> _Instruction_: Copy everything from the line with "Convert this chart to React, TypeScript" down to the line with "Serif', 'DejaVu Serif', 'Noto", inclusive of both, exactly as written; leave out all pictures.

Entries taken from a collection
========================
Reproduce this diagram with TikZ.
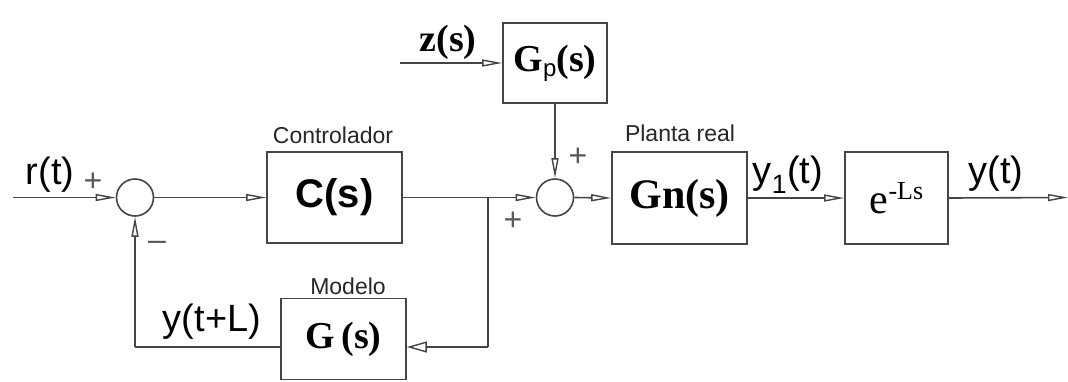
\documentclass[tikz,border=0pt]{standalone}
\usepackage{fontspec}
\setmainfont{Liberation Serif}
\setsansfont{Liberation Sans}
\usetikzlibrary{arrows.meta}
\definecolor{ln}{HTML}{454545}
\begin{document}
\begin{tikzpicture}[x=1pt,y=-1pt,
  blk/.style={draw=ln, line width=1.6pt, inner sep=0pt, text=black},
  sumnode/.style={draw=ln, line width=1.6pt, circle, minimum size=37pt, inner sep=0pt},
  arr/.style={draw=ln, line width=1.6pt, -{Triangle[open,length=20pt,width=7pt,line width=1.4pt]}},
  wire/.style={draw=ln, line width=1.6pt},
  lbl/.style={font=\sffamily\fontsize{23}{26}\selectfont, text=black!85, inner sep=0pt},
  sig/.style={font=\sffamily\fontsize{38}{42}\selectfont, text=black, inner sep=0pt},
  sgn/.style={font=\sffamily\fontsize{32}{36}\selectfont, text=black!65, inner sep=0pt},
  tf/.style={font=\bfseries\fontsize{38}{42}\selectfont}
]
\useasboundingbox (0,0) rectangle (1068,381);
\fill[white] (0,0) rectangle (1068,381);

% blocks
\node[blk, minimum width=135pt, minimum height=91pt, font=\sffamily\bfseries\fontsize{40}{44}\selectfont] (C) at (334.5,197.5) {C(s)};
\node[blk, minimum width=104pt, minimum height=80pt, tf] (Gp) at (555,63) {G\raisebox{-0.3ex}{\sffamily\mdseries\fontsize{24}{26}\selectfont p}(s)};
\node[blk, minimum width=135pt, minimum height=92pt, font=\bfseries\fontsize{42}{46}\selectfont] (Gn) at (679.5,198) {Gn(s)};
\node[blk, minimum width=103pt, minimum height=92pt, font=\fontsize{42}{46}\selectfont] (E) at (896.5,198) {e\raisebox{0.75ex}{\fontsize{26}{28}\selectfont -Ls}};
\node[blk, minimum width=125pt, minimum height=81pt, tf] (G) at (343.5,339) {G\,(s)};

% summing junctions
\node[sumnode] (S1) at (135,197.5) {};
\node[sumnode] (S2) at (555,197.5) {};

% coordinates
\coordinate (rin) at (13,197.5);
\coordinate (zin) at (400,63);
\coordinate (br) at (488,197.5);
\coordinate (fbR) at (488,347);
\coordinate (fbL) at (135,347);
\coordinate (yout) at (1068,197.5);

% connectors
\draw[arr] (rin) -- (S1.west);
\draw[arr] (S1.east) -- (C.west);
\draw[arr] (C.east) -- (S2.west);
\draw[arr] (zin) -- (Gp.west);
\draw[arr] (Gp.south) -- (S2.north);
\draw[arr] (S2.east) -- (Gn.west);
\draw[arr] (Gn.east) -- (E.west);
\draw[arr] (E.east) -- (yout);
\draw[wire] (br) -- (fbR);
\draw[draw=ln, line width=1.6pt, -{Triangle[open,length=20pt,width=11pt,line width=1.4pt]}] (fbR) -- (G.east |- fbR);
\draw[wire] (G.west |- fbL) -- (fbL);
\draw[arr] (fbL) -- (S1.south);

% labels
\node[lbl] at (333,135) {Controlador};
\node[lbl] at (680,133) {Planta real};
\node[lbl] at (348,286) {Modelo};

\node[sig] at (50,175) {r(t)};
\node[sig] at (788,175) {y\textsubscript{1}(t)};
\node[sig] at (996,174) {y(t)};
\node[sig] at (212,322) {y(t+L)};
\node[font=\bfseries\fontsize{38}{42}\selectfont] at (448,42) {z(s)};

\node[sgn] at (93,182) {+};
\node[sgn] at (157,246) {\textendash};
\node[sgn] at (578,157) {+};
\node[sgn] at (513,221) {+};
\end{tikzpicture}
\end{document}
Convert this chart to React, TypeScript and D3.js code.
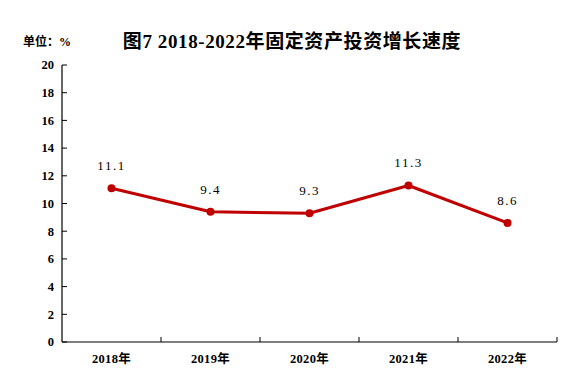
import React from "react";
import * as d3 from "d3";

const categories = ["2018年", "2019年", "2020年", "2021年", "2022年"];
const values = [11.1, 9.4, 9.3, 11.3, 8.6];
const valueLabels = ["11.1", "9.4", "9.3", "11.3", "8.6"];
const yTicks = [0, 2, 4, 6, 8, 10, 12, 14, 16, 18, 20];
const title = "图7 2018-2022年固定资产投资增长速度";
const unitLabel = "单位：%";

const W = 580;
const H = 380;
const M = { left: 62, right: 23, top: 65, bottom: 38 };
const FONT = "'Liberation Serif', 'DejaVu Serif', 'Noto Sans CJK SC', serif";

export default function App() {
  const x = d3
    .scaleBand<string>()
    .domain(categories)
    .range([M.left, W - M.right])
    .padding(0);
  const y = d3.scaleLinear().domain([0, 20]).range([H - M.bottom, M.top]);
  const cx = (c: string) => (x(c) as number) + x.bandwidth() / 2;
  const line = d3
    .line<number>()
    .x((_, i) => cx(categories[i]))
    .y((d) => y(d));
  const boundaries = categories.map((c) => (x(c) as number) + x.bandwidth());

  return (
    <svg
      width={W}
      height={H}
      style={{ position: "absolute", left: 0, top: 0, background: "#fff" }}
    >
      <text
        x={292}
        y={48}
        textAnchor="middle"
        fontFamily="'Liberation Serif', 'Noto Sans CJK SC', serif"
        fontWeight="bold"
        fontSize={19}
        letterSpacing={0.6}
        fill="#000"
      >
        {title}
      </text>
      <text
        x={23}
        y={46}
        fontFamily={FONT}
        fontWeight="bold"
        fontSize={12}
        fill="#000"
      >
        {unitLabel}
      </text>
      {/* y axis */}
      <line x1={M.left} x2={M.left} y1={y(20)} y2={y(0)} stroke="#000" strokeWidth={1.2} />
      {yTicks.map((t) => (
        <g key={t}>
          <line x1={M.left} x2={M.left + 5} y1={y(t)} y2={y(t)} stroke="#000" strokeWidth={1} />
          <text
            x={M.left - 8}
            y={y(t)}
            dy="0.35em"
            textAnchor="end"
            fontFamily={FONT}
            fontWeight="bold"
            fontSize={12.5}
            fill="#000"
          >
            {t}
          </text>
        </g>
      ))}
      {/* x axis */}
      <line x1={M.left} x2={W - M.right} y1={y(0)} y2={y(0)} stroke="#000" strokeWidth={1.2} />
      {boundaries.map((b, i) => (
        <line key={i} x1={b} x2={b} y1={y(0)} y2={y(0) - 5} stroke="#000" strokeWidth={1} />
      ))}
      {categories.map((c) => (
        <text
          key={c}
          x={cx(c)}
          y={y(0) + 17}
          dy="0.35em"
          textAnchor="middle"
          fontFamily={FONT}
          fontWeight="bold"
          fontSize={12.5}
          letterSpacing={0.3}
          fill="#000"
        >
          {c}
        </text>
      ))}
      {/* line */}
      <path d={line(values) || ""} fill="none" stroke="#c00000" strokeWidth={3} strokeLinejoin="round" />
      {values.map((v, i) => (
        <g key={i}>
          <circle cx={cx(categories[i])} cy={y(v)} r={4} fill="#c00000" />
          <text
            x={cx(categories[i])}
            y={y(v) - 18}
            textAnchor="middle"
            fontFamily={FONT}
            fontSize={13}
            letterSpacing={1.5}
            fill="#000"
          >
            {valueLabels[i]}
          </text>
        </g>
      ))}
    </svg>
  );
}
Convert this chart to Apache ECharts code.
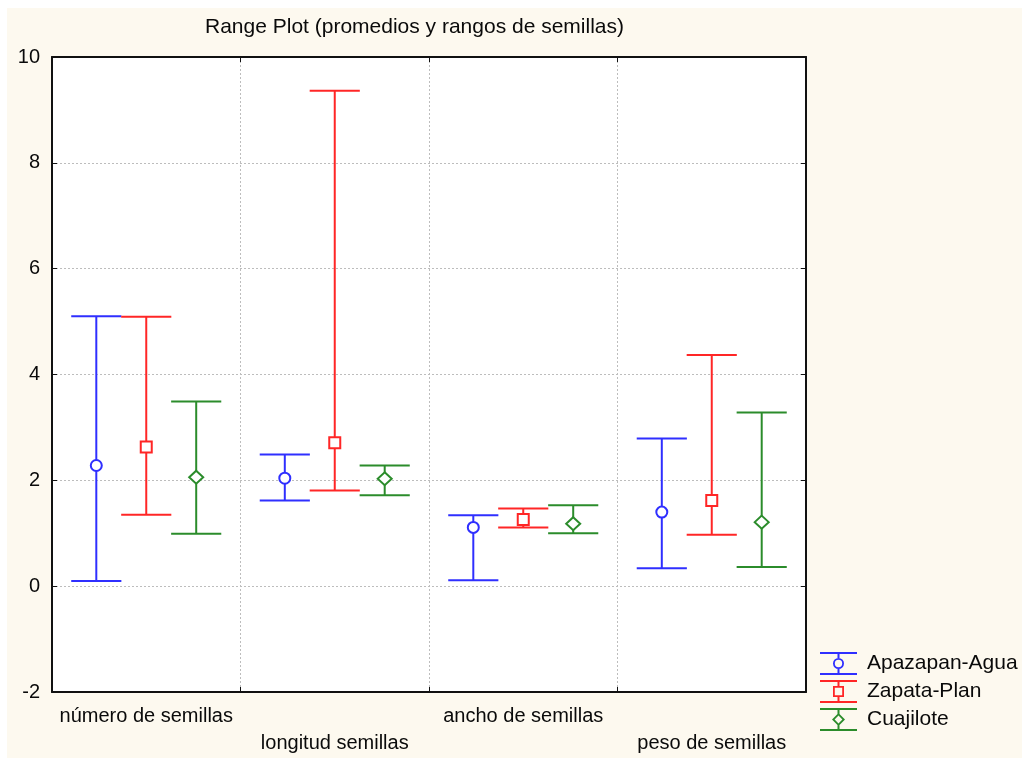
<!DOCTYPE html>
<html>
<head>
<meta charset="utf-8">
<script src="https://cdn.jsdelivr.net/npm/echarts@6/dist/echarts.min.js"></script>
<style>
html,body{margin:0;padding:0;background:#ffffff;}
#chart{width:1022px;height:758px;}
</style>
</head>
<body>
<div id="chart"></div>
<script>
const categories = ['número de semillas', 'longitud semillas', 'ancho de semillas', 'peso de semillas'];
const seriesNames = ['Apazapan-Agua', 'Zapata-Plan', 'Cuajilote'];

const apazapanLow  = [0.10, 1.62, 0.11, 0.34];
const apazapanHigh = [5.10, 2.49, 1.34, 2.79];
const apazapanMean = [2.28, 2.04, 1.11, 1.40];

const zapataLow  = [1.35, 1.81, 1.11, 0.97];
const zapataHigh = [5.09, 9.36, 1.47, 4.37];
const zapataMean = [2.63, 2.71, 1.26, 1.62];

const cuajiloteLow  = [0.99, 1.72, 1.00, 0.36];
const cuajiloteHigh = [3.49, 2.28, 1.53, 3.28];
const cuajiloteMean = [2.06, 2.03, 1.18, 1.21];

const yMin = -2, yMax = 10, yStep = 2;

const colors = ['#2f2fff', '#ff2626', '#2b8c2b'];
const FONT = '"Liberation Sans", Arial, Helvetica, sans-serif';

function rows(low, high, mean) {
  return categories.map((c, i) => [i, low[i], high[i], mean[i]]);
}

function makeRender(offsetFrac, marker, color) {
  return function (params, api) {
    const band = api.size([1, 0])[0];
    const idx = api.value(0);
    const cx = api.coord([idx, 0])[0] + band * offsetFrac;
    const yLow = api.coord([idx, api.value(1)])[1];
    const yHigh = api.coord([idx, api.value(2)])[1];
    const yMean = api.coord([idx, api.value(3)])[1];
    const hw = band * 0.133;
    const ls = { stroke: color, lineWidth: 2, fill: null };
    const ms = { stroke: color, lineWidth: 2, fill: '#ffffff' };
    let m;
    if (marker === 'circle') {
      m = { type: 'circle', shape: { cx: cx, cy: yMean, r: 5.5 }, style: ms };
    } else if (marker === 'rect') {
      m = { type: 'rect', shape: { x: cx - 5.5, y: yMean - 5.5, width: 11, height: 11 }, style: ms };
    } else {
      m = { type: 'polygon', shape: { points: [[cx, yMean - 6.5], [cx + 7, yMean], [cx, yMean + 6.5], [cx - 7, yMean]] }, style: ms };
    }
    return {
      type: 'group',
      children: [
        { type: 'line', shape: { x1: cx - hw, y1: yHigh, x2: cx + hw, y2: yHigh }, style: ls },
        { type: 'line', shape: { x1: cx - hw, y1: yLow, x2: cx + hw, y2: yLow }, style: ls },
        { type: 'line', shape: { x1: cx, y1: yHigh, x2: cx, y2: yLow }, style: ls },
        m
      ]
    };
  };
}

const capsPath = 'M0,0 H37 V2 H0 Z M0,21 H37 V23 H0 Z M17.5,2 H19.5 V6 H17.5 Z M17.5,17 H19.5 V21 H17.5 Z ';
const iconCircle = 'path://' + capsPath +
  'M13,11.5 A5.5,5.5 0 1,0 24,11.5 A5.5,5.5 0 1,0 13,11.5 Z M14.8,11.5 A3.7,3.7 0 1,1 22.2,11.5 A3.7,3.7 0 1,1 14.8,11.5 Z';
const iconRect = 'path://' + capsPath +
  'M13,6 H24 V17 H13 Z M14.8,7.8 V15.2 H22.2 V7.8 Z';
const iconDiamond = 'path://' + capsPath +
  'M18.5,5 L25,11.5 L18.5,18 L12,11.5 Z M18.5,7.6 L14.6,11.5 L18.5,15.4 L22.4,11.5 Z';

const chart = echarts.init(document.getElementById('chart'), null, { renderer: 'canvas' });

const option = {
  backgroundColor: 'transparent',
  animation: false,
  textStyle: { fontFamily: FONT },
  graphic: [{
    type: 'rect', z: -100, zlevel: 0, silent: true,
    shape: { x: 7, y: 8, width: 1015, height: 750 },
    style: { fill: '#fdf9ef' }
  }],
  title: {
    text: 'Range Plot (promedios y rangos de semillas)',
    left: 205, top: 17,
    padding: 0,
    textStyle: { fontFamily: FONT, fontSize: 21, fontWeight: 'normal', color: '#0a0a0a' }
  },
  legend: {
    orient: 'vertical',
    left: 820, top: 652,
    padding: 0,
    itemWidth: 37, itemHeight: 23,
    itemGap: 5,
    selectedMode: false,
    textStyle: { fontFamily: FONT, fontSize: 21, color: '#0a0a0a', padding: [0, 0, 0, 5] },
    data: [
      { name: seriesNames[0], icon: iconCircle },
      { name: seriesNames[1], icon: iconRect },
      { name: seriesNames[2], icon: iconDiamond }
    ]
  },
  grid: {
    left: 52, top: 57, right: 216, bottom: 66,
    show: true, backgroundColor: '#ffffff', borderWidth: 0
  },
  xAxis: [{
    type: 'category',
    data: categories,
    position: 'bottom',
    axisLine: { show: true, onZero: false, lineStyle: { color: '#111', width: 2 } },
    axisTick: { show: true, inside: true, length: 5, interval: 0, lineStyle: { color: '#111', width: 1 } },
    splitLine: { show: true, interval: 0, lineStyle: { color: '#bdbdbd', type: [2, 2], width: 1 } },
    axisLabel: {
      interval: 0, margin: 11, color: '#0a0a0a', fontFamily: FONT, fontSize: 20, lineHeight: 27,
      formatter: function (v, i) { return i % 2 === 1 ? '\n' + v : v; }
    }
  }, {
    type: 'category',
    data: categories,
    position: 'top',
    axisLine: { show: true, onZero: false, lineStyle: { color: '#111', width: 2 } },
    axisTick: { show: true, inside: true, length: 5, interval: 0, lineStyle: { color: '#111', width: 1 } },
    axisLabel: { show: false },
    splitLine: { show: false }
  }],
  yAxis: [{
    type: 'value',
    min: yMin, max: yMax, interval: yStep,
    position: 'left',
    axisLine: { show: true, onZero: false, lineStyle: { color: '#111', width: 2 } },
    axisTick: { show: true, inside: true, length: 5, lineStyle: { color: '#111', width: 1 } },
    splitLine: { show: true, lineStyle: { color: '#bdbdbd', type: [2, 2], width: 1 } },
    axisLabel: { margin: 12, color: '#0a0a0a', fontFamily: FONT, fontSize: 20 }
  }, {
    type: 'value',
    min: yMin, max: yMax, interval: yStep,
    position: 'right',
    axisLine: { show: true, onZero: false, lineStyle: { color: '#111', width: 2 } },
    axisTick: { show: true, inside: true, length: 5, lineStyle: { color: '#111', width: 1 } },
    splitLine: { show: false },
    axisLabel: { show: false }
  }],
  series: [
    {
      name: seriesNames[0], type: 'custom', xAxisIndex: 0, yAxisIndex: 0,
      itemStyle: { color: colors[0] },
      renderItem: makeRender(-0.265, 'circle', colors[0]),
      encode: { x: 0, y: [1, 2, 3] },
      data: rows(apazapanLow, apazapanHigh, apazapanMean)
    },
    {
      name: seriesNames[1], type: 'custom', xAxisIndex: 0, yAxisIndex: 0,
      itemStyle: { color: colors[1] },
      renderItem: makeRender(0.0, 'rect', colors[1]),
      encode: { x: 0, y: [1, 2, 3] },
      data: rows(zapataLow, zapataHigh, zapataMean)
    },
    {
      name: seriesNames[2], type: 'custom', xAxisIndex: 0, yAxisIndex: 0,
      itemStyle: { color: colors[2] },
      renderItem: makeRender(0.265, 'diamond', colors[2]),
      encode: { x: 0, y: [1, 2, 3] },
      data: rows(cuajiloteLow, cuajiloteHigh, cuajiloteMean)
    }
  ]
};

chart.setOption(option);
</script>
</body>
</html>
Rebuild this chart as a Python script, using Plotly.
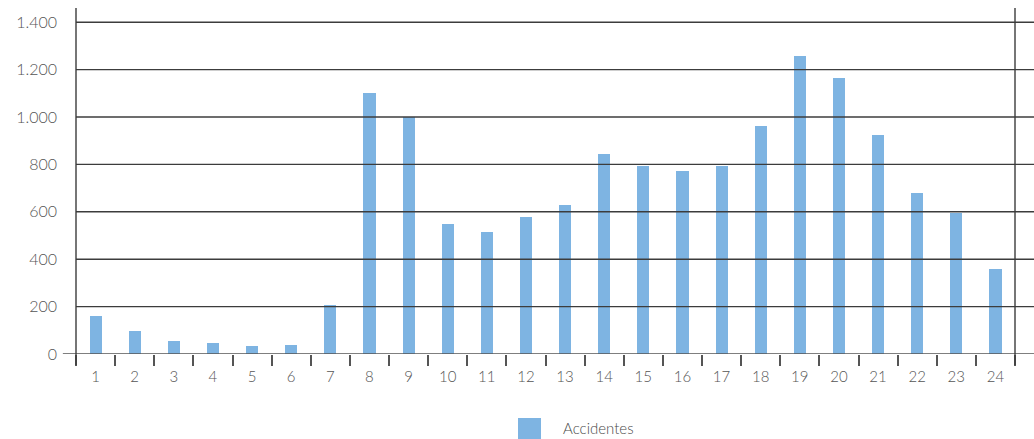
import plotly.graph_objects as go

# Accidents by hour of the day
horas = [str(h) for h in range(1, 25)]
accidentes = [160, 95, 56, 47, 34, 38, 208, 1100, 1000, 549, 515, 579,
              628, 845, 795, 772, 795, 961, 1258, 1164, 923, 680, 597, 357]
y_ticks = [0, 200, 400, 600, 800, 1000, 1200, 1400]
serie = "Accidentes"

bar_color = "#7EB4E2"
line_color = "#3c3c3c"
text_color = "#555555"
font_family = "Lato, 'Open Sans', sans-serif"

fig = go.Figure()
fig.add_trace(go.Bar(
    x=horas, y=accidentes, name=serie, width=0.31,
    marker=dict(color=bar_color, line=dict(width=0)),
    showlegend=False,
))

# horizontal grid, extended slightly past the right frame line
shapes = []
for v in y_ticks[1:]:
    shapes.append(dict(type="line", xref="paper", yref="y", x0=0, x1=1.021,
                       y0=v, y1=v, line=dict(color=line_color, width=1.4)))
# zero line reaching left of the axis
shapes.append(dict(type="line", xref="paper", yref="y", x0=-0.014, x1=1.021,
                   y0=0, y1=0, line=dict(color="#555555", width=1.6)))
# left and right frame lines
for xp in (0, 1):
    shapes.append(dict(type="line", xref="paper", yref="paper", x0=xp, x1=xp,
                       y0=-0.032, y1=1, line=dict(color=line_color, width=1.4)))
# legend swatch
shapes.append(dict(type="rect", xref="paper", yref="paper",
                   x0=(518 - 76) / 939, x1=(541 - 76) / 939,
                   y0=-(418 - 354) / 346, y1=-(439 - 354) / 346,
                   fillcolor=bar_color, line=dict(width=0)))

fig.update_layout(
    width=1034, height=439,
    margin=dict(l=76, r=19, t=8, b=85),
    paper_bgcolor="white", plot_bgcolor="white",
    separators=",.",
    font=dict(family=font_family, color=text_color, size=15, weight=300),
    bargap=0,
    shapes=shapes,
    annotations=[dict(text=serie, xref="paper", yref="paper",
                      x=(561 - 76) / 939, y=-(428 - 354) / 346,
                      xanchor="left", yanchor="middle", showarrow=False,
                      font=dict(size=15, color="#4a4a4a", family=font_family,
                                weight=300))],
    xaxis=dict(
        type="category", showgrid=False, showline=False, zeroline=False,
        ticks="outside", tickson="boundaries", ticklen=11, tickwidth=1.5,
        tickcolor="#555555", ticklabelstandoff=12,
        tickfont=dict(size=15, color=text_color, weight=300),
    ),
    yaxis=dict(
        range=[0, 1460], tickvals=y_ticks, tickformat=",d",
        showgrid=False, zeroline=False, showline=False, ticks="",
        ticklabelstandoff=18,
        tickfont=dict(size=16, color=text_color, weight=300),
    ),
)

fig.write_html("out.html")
========================
> _Finished exercise_:
Convert this chart to React, TypeScript and D3.js code.
import React from "react";
import * as d3 from "d3";

const categories = ["2018年", "2019年", "2020年", "2021年", "2022年"];
const values = [11.1, 9.4, 9.3, 11.3, 8.6];
const valueLabels = ["11.1", "9.4", "9.3", "11.3", "8.6"];
const yTicks = [0, 2, 4, 6, 8, 10, 12, 14, 16, 18, 20];
const title = "图7 2018-2022年固定资产投资增长速度";
const unitLabel = "单位：%";

const W = 580;
const H = 380;
const M = { left: 62, right: 23, top: 65, bottom: 38 };
const FONT = "'Liberation Serif', 'DejaVu Serif', 'Noto Sans CJK SC', serif";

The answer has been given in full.